* begin Supplied information *

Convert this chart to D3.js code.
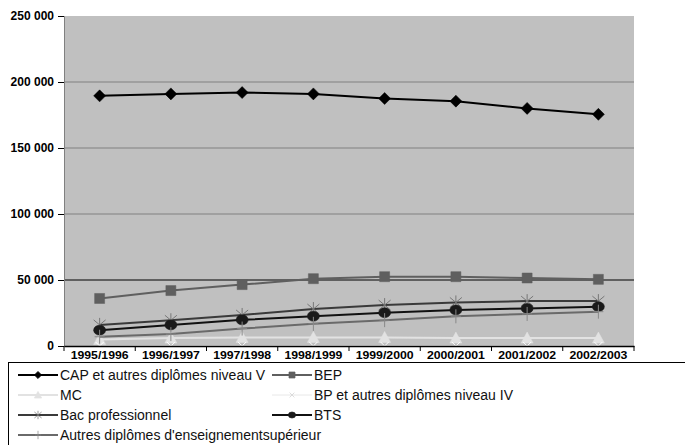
<!DOCTYPE html>
<html>
<head>
<meta charset="utf-8">
<script src="https://cdn.jsdelivr.net/npm/d3@7"></script>
<style>
  body { margin: 0; background: #fff; }
  svg text { font-family: "Liberation Sans", Arial, Helvetica, sans-serif; }
</style>
</head>
<body>
<div id="chart"></div>
<script>
// Chart data
const years = ['1995/1996', '1996/1997', '1997/1998', '1998/1999', '1999/2000', '2000/2001', '2001/2002', '2002/2003'];
const yTicks = [0, 50000, 100000, 150000, 200000, 250000];

const cap = [189500, 191000, 192000, 191000, 187500, 185500, 180000, 175500];
const bep = [36000, 42000, 46500, 51000, 52500, 52500, 51500, 50500];
const mc = [5000, 6000, 6500, 6500, 6500, 6000, 6000, 6000];
const bp = [0, 0, 0, 0, 0, 0, 0, 0];
const bacPro = [16000, 19500, 23500, 28000, 31000, 33000, 34000, 34000];
const bts = [12000, 16000, 19800, 22500, 25200, 27300, 28500, 29800];
const autresSup = [7000, 9000, 13200, 16800, 19600, 22500, 24300, 26000];

const series = [
    {name: 'CAP et autres diplômes niveau V', values: cap, color: '#000', marker: 'diamond', mcolor: '#000', width: 2},
    {name: 'BEP', values: bep, color: '#5f5f5f', marker: 'square', mcolor: '#5f5f5f', width: 2},
    {name: 'MC', values: mc, color: '#e2e2e2', marker: 'triangle', mcolor: '#e2e2e2', width: 2},
    {name: 'BP et autres diplômes niveau IV', values: bp, color: '#fff', marker: 'x', mcolor: '#fff', width: 1},
    {name: 'Bac professionnel', values: bacPro, color: '#3a3a3a', marker: 'asterisk', mcolor: '#777', width: 2},
    {name: 'BTS', values: bts, color: '#111', marker: 'circle', mcolor: '#1a1a1a', width: 2},
    {name: "Autres diplômes d'enseignementsupérieur", values: autresSup, color: '#6a6a6a', marker: 'plus', mcolor: '#888', width: 2}
];

const W = 685, H = 445;
const plot = {left: 64, right: 634, top: 16, bottom: 346};
const FONT = '"Liberation Sans", Arial, Helvetica, sans-serif';

const svg = d3.select('#chart').append('svg')
    .attr('width', W).attr('height', H)
    .attr('font-family', FONT);

const x = d3.scaleBand().domain(years).range([plot.left, plot.right]).padding(0);
const y = d3.scaleLinear().domain([0, 250000]).range([plot.bottom, plot.top]);
const cx = d => x(d) + x.bandwidth() / 2;

// plot background
svg.append('rect')
    .attr('x', plot.left).attr('y', plot.top)
    .attr('width', plot.right - plot.left).attr('height', plot.bottom - plot.top)
    .attr('fill', '#c0c0c0');

// gridlines (the 50 000 one is black in the original)
svg.append('g').selectAll('line')
    .data(yTicks.filter(t => t > 0 && t < 250000))
    .enter().append('line')
    .attr('x1', plot.left).attr('x2', plot.right)
    .attr('y1', d => y(d)).attr('y2', d => y(d))
    .attr('stroke', d => d === 50000 ? '#000' : '#808080')
    .attr('stroke-width', 1);

// marker shapes, drawn relative to the point
function markerPath(type) {
    switch (type) {
        case 'diamond': return 'M0,-6L6,0L0,6L-6,0Z';
        case 'square': return 'M-5,-5H5V5H-5Z';
        case 'triangle': return 'M0,-6L6,5H-6Z';
        case 'circle': return 'M-6,0A6,5 0 1,0 6,0A6,5 0 1,0 -6,0Z';
        case 'x': return 'M-4,-4L4,4M-4,4L4,-4';
        case 'asterisk': return 'M-6,-5L6,5M-6,5L6,-5M0,-7V7';
        case 'plus': return 'M0,-7V7M-5,0H5';
    }
}
const strokeMarkers = ['x', 'asterisk', 'plus'];

const line = d3.line()
    .x((d, i) => cx(years[i]))
    .y(d => y(d));

series.forEach(s => {
    svg.append('path')
        .datum(s.values)
        .attr('d', line)
        .attr('fill', 'none')
        .attr('stroke', s.color)
        .attr('stroke-width', s.width);
    svg.append('g').selectAll('path')
        .data(s.values)
        .enter().append('path')
        .attr('transform', (d, i) => `translate(${cx(years[i])},${y(d)})`)
        .attr('d', markerPath(s.marker))
        .attr('fill', strokeMarkers.includes(s.marker) ? 'none' : s.mcolor)
        .attr('stroke', s.mcolor)
        .attr('stroke-width', strokeMarkers.includes(s.marker) ? 1 : 0.5);
});

// y axis
const yAxis = svg.append('g')
    .attr('transform', `translate(${plot.left},0)`)
    .call(d3.axisLeft(y).tickValues(yTicks).tickSize(6).tickPadding(4)
        .tickFormat(d => d3.format(',')(d).replace(/,/g, ' ')));
yAxis.select('.domain').attr('stroke', '#808080');
yAxis.selectAll('line').attr('stroke', '#000');
yAxis.selectAll('text')
    .style('font-family', FONT).style('font-size', '12px')
    .style('font-weight', 'bold').style('fill', '#000');

// x axis
const xAxis = svg.append('g')
    .attr('transform', `translate(0,${plot.bottom})`)
    .call(d3.axisBottom(x).tickSize(0).tickPadding(5));
xAxis.select('.domain').attr('stroke', '#000').attr('stroke-width', 1.3);
xAxis.selectAll('text')
    .style('font-family', FONT).style('font-size', '11px')
    .style('font-weight', 'bold').style('fill', '#000')
    .attr('textLength', 58).attr('lengthAdjust', 'spacingAndGlyphs');

// category separators on the x axis
xAxis.append('g').selectAll('line')
    .data(years.concat(['end']))
    .enter().append('line')
    .attr('x1', d => d === 'end' ? plot.right : x(d))
    .attr('x2', d => d === 'end' ? plot.right : x(d))
    .attr('y1', 0).attr('y2', 5)
    .attr('stroke', '#000');

// legend
const legend = svg.append('g');
legend.append('rect')
    .attr('x', 8.5).attr('y', 362.5)
    .attr('width', 700).attr('height', 100)
    .attr('fill', '#fff').attr('stroke', '#000');

series.forEach((s, i) => {
    const col = i % 2, row = Math.floor(i / 2);
    const lx = col === 0 ? 18 : 272;
    const ly = 375 + row * 20;
    const item = legend.append('g').attr('transform', `translate(${lx},${ly})`);
    item.append('line')
        .attr('x1', 0).attr('x2', 40).attr('y1', 0).attr('y2', 0)
        .attr('stroke', s.color === '#fff' ? '#e8e8e8' : s.color)
        .attr('stroke-width', s.width);
    item.append('path')
        .attr('transform', 'translate(20,0) scale(0.6)')
        .attr('d', markerPath(s.marker))
        .attr('fill', strokeMarkers.includes(s.marker) ? 'none' : s.mcolor)
        .attr('stroke', s.mcolor === '#fff' ? '#cfcfcf' : s.mcolor)
        .attr('stroke-width', 1.2);
    item.append('text')
        .attr('x', 42).attr('y', 5)
        .style('font-size', '14px')
        .style('fill', '#111')
        .text(s.name);
});
</script>
</body>
</html>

* end Supplied information *

=== What you have to do ===
The data above needs to be retyped exactly, with the images left out.

=== Reply ===
Convert this chart to D3.js code.
<!DOCTYPE html>
<html>
<head>
<meta charset="utf-8">
<script src="https://cdn.jsdelivr.net/npm/d3@7"></script>
<style>
  body { margin: 0; background: #fff; }
  svg text { font-family: "Liberation Sans", Arial, Helvetica, sans-serif; }
</style>
</head>
<body>
<div id="chart"></div>
<script>
// Chart data
const years = ['1995/1996', '1996/1997', '1997/1998', '1998/1999', '1999/2000', '2000/2001', '2001/2002', '2002/2003'];
const yTicks = [0, 50000, 100000, 150000, 200000, 250000];

const cap = [189500, 191000, 192000, 191000, 187500, 185500, 180000, 175500];
const bep = [36000, 42000, 46500, 51000, 52500, 52500, 51500, 50500];
const mc = [5000, 6000, 6500, 6500, 6500, 6000, 6000, 6000];
const bp = [0, 0, 0, 0, 0, 0, 0, 0];
const bacPro = [16000, 19500, 23500, 28000, 31000, 33000, 34000, 34000];
const bts = [12000, 16000, 19800, 22500, 25200, 27300, 28500, 29800];
const autresSup = [7000, 9000, 13200, 16800, 19600, 22500, 24300, 26000];

const series = [
    {name: 'CAP et autres diplômes niveau V', values: cap, color: '#000', marker: 'diamond', mcolor: '#000', width: 2},
    {name: 'BEP', values: bep, color: '#5f5f5f', marker: 'square', mcolor: '#5f5f5f', width: 2},
    {name: 'MC', values: mc, color: '#e2e2e2', marker: 'triangle', mcolor: '#e2e2e2', width: 2},
    {name: 'BP et autres diplômes niveau IV', values: bp, color: '#fff', marker: 'x', mcolor: '#fff', width: 1},
    {name: 'Bac professionnel', values: bacPro, color: '#3a3a3a', marker: 'asterisk', mcolor: '#777', width: 2},
    {name: 'BTS', values: bts, color: '#111', marker: 'circle', mcolor: '#1a1a1a', width: 2},
    {name: "Autres diplômes d'enseignementsupérieur", values: autresSup, color: '#6a6a6a', marker: 'plus', mcolor: '#888', width: 2}
];

const W = 685, H = 445;
const plot = {left: 64, right: 634, top: 16, bottom: 346};
const FONT = '"Liberation Sans", Arial, Helvetica, sans-serif';

const svg = d3.select('#chart').append('svg')
    .attr('width', W).attr('height', H)
    .attr('font-family', FONT);

const x = d3.scaleBand().domain(years).range([plot.left, plot.right]).padding(0);
const y = d3.scaleLinear().domain([0, 250000]).range([plot.bottom, plot.top]);
const cx = d => x(d) + x.bandwidth() / 2;

// plot background
svg.append('rect')
    .attr('x', plot.left).attr('y', plot.top)
    .attr('width', plot.right - plot.left).attr('height', plot.bottom - plot.top)
    .attr('fill', '#c0c0c0');

// gridlines (the 50 000 one is black in the original)
svg.append('g').selectAll('line')
    .data(yTicks.filter(t => t > 0 && t < 250000))
    .enter().append('line')
    .attr('x1', plot.left).attr('x2', plot.right)
    .attr('y1', d => y(d)).attr('y2', d => y(d))
    .attr('stroke', d => d === 50000 ? '#000' : '#808080')
    .attr('stroke-width', 1);

// marker shapes, drawn relative to the point
function markerPath(type) {
    switch (type) {
        case 'diamond': return 'M0,-6L6,0L0,6L-6,0Z';
        case 'square': return 'M-5,-5H5V5H-5Z';
        case 'triangle': return 'M0,-6L6,5H-6Z';
        case 'circle': return 'M-6,0A6,5 0 1,0 6,0A6,5 0 1,0 -6,0Z';
        case 'x': return 'M-4,-4L4,4M-4,4L4,-4';
        case 'asterisk': return 'M-6,-5L6,5M-6,5L6,-5M0,-7V7';
        case 'plus': return 'M0,-7V7M-5,0H5';
    }
}
const strokeMarkers = ['x', 'asterisk', 'plus'];

const line = d3.line()
    .x((d, i) => cx(years[i]))
    .y(d => y(d));

series.forEach(s => {
    svg.append('path')
        .datum(s.values)
        .attr('d', line)
        .attr('fill', 'none')
        .attr('stroke', s.color)
        .attr('stroke-width', s.width);
    svg.append('g').selectAll('path')
        .data(s.values)
        .enter().append('path')
        .attr('transform', (d, i) => `translate(${cx(years[i])},${y(d)})`)
        .attr('d', markerPath(s.marker))
        .attr('fill', strokeMarkers.includes(s.marker) ? 'none' : s.mcolor)
        .attr('stroke', s.mcolor)
        .attr('stroke-width', strokeMarkers.includes(s.marker) ? 1 : 0.5);
});

// y axis
const yAxis = svg.append('g')
    .attr('transform', `translate(${plot.left},0)`)
    .call(d3.axisLeft(y).tickValues(yTicks).tickSize(6).tickPadding(4)
        .tickFormat(d => d3.format(',')(d).replace(/,/g, ' ')));
yAxis.select('.domain').attr('stroke', '#808080');
yAxis.selectAll('line').attr('stroke', '#000');
yAxis.selectAll('text')
    .style('font-family', FONT).style('font-size', '12px')
    .style('font-weight', 'bold').style('fill', '#000');

// x axis
const xAxis = svg.append('g')
    .attr('transform', `translate(0,${plot.bottom})`)
    .call(d3.axisBottom(x).tickSize(0).tickPadding(5));
xAxis.select('.domain').attr('stroke', '#000').attr('stroke-width', 1.3);
xAxis.selectAll('text')
    .style('font-family', FONT).style('font-size', '11px')
    .style('font-weight', 'bold').style('fill', '#000')
    .attr('textLength', 58).attr('lengthAdjust', 'spacingAndGlyphs');

// category separators on the x axis
xAxis.append('g').selectAll('line')
    .data(years.concat(['end']))
    .enter().append('line')
    .attr('x1', d => d === 'end' ? plot.right : x(d))
    .attr('x2', d => d === 'end' ? plot.right : x(d))
    .attr('y1', 0).attr('y2', 5)
    .attr('stroke', '#000');

// legend
const legend = svg.append('g');
legend.append('rect')
    .attr('x', 8.5).attr('y', 362.5)
    .attr('width', 700).attr('height', 100)
    .attr('fill', '#fff').attr('stroke', '#000');

series.forEach((s, i) => {
    const col = i % 2, row = Math.floor(i / 2);
    const lx = col === 0 ? 18 : 272;
    const ly = 375 + row * 20;
    const item = legend.append('g').attr('transform', `translate(${lx},${ly})`);
    item.append('line')
        .attr('x1', 0).attr('x2', 40).attr('y1', 0).attr('y2', 0)
        .attr('stroke', s.color === '#fff' ? '#e8e8e8' : s.color)
        .attr('stroke-width', s.width);
    item.append('path')
        .attr('transform', 'translate(20,0) scale(0.6)')
        .attr('d', markerPath(s.marker))
        .attr('fill', strokeMarkers.includes(s.marker) ? 'none' : s.mcolor)
        .attr('stroke', s.mcolor === '#fff' ? '#cfcfcf' : s.mcolor)
        .attr('stroke-width', 1.2);
    item.append('text')
        .attr('x', 42).attr('y', 5)
        .style('font-size', '14px')
        .style('fill', '#111')
        .text(s.name);
});
</script>
</body>
</html>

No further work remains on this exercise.